The report reads partly:
“We argued that addressing Nigeria’s currency and external liquidity crisis required positive real interest rates and capital inflows, conditions that were both present – at least in a limited form – for the first time last week on the back of the central bank’s monetary policy adjustments and bill issuance.

“In our view, this is the cue to turn constructive on the FX outlook, even if more decisive rate increases and confirmation of the policy shift are likely required to attract meaningful foreign inflows. This is especially the case given that, in the near term, inflation on our estimates is likely to rise further on the back of lagged currency depreciation and given that real interest rates are still comparatively low relative to elsewhere (most notably Egypt, which is likely to be a beneficiary of large inflows on the back of recent policy adjustments).

“We think the Naira looks cheap on a REER basis in a historical context. Added to this, the current account surplus was +3.5% of GDP in 2023Q3, and we expect it to increase above +5.0% on the recent FX moves and associated import compression. We thus see reason for the Naira to be undervalued, and we see it appreciating to 1200 within the next 12 months.”

Reaction to this prediction has been skeptical, owing to several factors, including what analysts have described as ‘inadequate moves’ by the Nigerian government to boost the naira’s performance in the FX market.
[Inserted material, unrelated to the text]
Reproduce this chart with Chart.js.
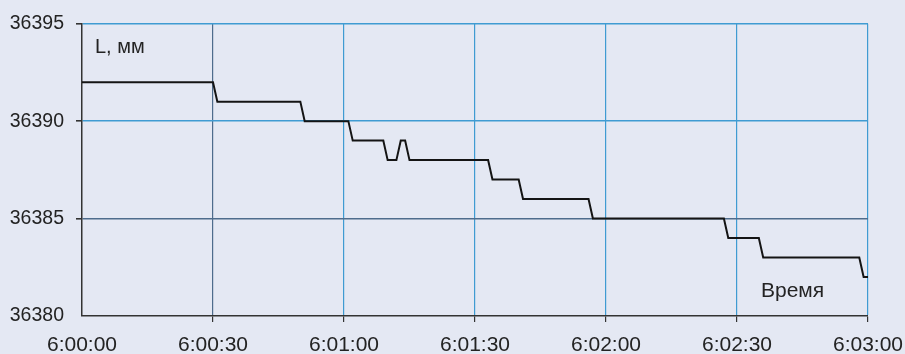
<!DOCTYPE html>
<html>
<head>
<meta charset="utf-8">
<script src="https://cdn.jsdelivr.net/npm/chart.js@4.4.1/dist/chart.umd.min.js"></script>
<style>
  html, body { margin: 0; padding: 0; background: #e4e8f3; }
  #wrap { width: 905px; height: 354px; }
</style>
</head>
<body>
<div id="wrap"><canvas id="c" width="905" height="354"></canvas></div>
<script>
// Seconds after 6:00:00 and the measured length L (mm) at each moment
const seconds = [0, 30, 31, 50, 51, 61, 62, 69, 70, 72, 73, 74, 75, 93, 94, 100, 101, 116, 117, 147, 148, 155, 156, 178, 179, 180];
const lengthMm = [36392, 36392, 36391, 36391, 36390, 36390, 36389, 36389, 36388, 36388, 36389, 36389, 36388, 36388, 36387, 36387, 36386, 36386, 36385, 36385, 36384, 36384, 36383, 36383, 36382, 36382];

// Axis tick labels
const timeTicks = ['6:00:00', '6:00:30', '6:01:00', '6:01:30', '6:02:00', '6:02:30', '6:03:00'];
const yTicks = [36380, 36385, 36390, 36395];

const points = seconds.map((s, i) => ({ x: s, y: lengthMm[i] }));

const FONT = "'Liberation Sans', Arial, sans-serif";
const TEXT = '#232323';
const GRID_LIGHT = '#3f9bd2';
const GRID_DARK = '#4e6c8c';

// Axis captions drawn inside the plot area
const captions = {
  id: 'captions',
  afterDraw(chart) {
    const ctx = chart.ctx;
    const a = chart.chartArea;
    ctx.save();
    ctx.fillStyle = TEXT;
    ctx.textBaseline = 'middle';
    ctx.textAlign = 'left';
    ctx.font = '20px ' + FONT;
    ctx.fillText('L, мм', a.left + 13, a.top + 24);
    ctx.font = '21px ' + FONT;
    ctx.fillText('Время', a.right - 107, a.bottom - 25);
    ctx.restore();
  }
};

new Chart(document.getElementById('c'), {
  type: 'line',
  data: {
    datasets: [{
      data: points,
      borderColor: '#141414',
      borderWidth: 2,
      pointRadius: 0,
      tension: 0,
      fill: false
    }]
  },
  options: {
    responsive: false,
    animation: false,
    plugins: { legend: { display: false }, tooltip: { enabled: false } },
    layout: { padding: { top: 22, right: 37, left: 0, bottom: 0 } },
    scales: {
      x: {
        type: 'linear',
        min: 0, max: 180,
        afterFit(axis) {
          axis.height = 38;
          // the end labels may overhang the plot edges
          axis.paddingLeft = 0;
          axis.paddingRight = 0;
        },
        afterBuildTicks(axis) { axis.ticks = timeTicks.map((_, i) => ({ value: i * 30 })); },
        ticks: {
          callback: (v) => timeTicks[Math.round(v / 30)],
          font: { family: FONT, size: 21 },
          color: TEXT,
          padding: 11,
          maxRotation: 0,
          autoSkip: false
        },
        grid: {
          color: (c) => c.tick && c.tick.value === 30 ? GRID_DARK : GRID_LIGHT,
          lineWidth: (c) => c.tick && c.tick.value === 0 ? 0 : 1.2,
          tickColor: '#333',
          tickLength: 6
        },
        border: { color: '#333', width: 1.5 }
      },
      y: {
        min: 36380, max: 36395,
        afterFit(axis) { axis.width = 82; },
        afterBuildTicks(axis) { axis.ticks = yTicks.map(v => ({ value: v })); },
        ticks: {
          callback: (v) => String(v),
          font: { family: FONT, size: 19.5 },
          color: TEXT,
          padding: 12
        },
        grid: {
          color: (c) => c.tick && c.tick.value === 36385 ? GRID_DARK : GRID_LIGHT,
          lineWidth: (c) => c.tick && c.tick.value === 36380 ? 0 : 1.6,
          tickColor: '#333',
          tickLength: 6
        },
        border: { color: '#333', width: 1.5 }
      }
    }
  },
  plugins: [captions]
});
</script>
</body>
</html>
Also, in June 2023, JP Morgan projected that the naira, which was at N755/$1 then, would appreciate in the coming months, trading around N600 to a dollar. A statement by the institution said: “While it will take a few days for USD/NGN spot to settle, we fully expect an initial overshoot towards the parallel market rate of -750 or higher, after which, we expect USD/NGN to settle in the high 600s over [the] coming months.”

Despite JP Morgan’s optimism for a significant naira appreciation, the currency plummeted to its lowest levels since then, exacerbating record-high inflation rates and fostering disillusionment among Nigerians.

Financial analysts believe that while Goldman Sachs’ prognosis offers a ray of hope for Nigeria’s currency outlook, its realization hinges on the meticulous execution of monetary policies and the ability of Nigerian authorities to navigate the intricate terrain of economic stabilization.